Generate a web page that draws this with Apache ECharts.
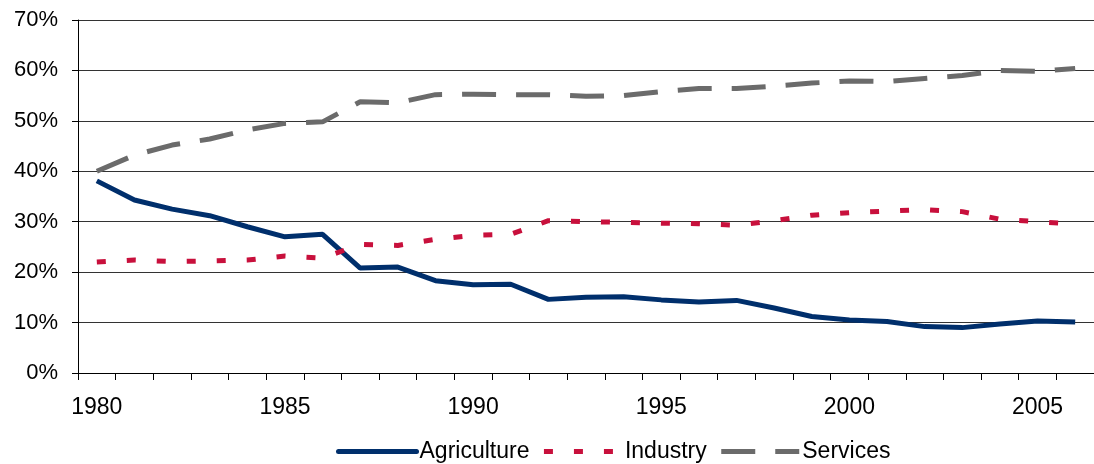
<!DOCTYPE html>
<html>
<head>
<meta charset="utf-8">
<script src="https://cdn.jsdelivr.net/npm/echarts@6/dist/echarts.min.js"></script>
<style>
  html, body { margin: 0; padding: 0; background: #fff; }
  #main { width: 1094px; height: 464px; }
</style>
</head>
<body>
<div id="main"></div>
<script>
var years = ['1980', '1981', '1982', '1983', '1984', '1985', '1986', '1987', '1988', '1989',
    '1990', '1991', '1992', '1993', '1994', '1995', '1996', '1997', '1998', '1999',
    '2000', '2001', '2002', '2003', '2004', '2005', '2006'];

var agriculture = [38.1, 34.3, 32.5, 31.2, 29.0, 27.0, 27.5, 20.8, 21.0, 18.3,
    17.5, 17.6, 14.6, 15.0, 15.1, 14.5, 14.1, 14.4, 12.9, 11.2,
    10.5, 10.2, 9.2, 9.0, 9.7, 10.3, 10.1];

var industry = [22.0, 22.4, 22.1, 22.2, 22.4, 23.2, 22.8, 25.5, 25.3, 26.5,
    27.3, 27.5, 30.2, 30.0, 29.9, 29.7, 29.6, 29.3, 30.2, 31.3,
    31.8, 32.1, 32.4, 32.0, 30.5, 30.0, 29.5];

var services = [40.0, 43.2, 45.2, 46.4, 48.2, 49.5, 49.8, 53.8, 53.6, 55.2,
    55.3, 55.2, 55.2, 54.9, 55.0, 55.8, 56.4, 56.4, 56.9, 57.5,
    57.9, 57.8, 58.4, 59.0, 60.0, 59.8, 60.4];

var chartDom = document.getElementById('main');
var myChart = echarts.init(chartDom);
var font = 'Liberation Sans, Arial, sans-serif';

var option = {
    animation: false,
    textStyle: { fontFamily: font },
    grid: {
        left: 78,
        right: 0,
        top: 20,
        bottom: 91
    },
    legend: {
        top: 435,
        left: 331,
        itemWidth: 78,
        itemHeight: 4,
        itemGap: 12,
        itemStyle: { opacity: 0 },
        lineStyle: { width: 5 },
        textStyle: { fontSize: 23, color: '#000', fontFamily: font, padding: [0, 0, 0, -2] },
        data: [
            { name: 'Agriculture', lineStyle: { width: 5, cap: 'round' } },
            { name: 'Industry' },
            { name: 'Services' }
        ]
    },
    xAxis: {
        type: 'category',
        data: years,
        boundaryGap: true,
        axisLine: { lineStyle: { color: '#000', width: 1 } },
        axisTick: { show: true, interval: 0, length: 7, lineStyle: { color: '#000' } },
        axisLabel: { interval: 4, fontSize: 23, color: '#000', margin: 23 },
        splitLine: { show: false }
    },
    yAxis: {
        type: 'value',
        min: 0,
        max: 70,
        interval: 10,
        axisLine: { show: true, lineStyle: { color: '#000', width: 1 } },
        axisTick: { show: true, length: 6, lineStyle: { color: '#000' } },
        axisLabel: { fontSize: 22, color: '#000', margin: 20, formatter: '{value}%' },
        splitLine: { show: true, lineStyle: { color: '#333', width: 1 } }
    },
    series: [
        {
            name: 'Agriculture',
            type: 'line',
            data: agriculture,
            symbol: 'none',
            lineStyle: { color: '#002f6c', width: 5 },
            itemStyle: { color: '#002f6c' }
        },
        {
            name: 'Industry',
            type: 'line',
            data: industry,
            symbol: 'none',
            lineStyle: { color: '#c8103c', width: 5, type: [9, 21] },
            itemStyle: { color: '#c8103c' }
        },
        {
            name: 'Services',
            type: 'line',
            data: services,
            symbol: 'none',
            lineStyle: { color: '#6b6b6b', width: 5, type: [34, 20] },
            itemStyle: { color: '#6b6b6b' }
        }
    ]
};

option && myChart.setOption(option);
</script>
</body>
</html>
==
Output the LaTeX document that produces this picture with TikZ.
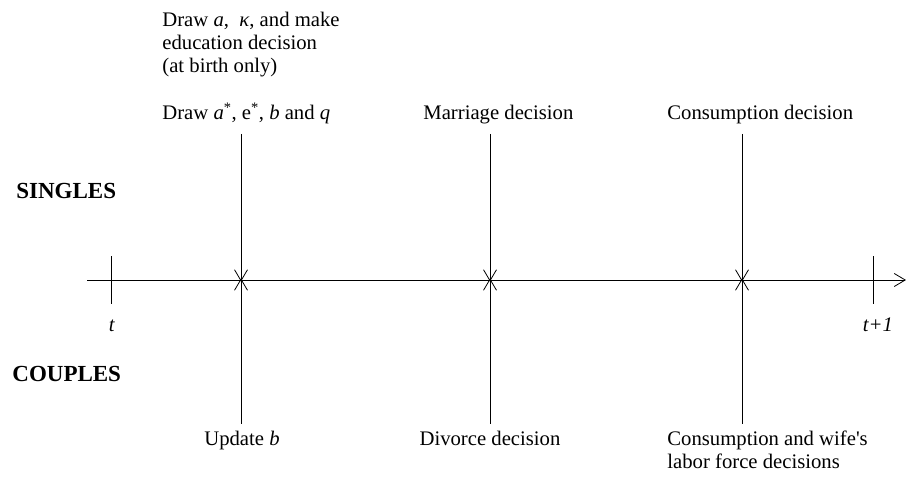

## [Challenge]
Nothing but the lines from the one containing "Generate a web" through the one containing "var font = 'Liberation" should be written out, exactly and with both ends. Pictures are left out.

## [Exercise answer]
Generate a web page that draws this with Apache ECharts.
<!DOCTYPE html>
<html>
<head>
<meta charset="utf-8">
<script src="https://cdn.jsdelivr.net/npm/echarts@6/dist/echarts.min.js"></script>
<style>
  html, body { margin: 0; padding: 0; background: #fff; }
  #main { width: 1094px; height: 464px; }
</style>
</head>
<body>
<div id="main"></div>
<script>
var years = ['1980', '1981', '1982', '1983', '1984', '1985', '1986', '1987', '1988', '1989',
    '1990', '1991', '1992', '1993', '1994', '1995', '1996', '1997', '1998', '1999',
    '2000', '2001', '2002', '2003', '2004', '2005', '2006'];

var agriculture = [38.1, 34.3, 32.5, 31.2, 29.0, 27.0, 27.5, 20.8, 21.0, 18.3,
    17.5, 17.6, 14.6, 15.0, 15.1, 14.5, 14.1, 14.4, 12.9, 11.2,
    10.5, 10.2, 9.2, 9.0, 9.7, 10.3, 10.1];

var industry = [22.0, 22.4, 22.1, 22.2, 22.4, 23.2, 22.8, 25.5, 25.3, 26.5,
    27.3, 27.5, 30.2, 30.0, 29.9, 29.7, 29.6, 29.3, 30.2, 31.3,
    31.8, 32.1, 32.4, 32.0, 30.5, 30.0, 29.5];

var services = [40.0, 43.2, 45.2, 46.4, 48.2, 49.5, 49.8, 53.8, 53.6, 55.2,
    55.3, 55.2, 55.2, 54.9, 55.0, 55.8, 56.4, 56.4, 56.9, 57.5,
    57.9, 57.8, 58.4, 59.0, 60.0, 59.8, 60.4];

var chartDom = document.getElementById('main');
var myChart = echarts.init(chartDom);
var font = 'Liberation Sans, Arial, sans-serif';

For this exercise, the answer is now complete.